05 octubre 2013
Papel de plata
Joan Pau Inarejos
Hay objetos
cotidianos que sorprenden por su nombre aristocrático. Por ejemplo, el papel de
plata. A oídos de un extraterrestre, eso de envolver los bocadillos con un
mineral precioso debe de ser como atar a los perros con longanizas: un
delirante despilfarro. Sin embargo, ahí está el hijo doméstico del aluminio,
llenando de brillos efímeros nuestras vidas, abrazando tortillas y embutidos a
pesar de las admoniciones de los ecologistas.
El papel de
plata es toda una condensación poética: lo sublime y lo pedestre se amalgaman en su
piel reluciente. Su voz de tempestad al ser desenrollado anuncia un carácter
rudo y jupiterino, pero se torna lo más manso cuando lo doblegamos. Es una plata
hogareña y maleable, vecina del estropajo de níquel y dócilmente resignada a su
destino como lecho del horno. Ahí y solamente ahí, en las ardientes entrañas de la cocina, se encuentra su
nicho y su eterno purgatorio. Nunca hay que olvidar la prohibición ritual de
sepultarlo en el microondas, so pena de maldiciones eléctricas.
De niño me
fascinaba la vulnerabilidad de este material, oculta bajo una apariencia noble.

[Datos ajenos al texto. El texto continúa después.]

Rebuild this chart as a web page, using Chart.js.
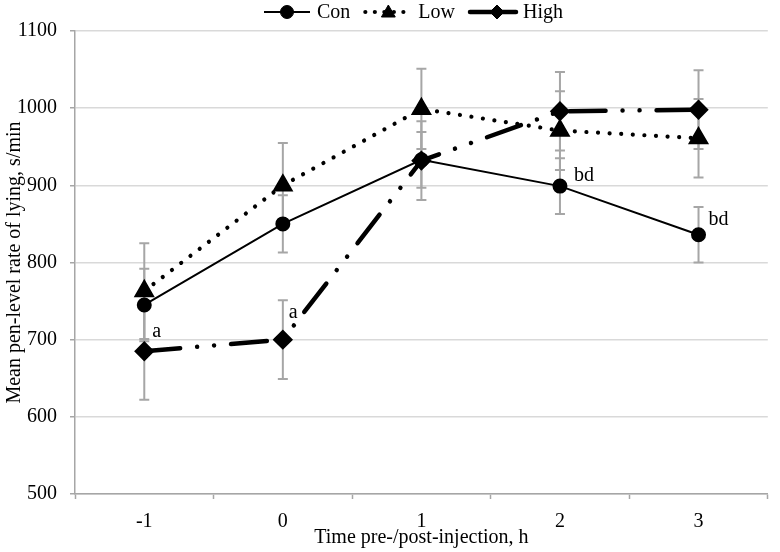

Hacer una bola de papel de aluminio es envejecerlo para siempre, puesto que
jamás se recupera de sus arrugas. Y al revés: contemplar su virgen tersura es
como tener entre los dedos una rosa perenne, que nunca va a marchitarse si no
es por ti.
Sólo tiene una
vida y la entrega generosamente. Puede proteger las esquinas para que no se
salpiquen con la pintura, puede rodear unos cabellos recién teñidos, puede
incluso simular el cauce del río en los belenes navideños. Pero será su último
servicio. Como mucho, la humilde kryptonita abrillanta un tiempo las papeleras o siembra los patios de los colegios de pequeños asteroides.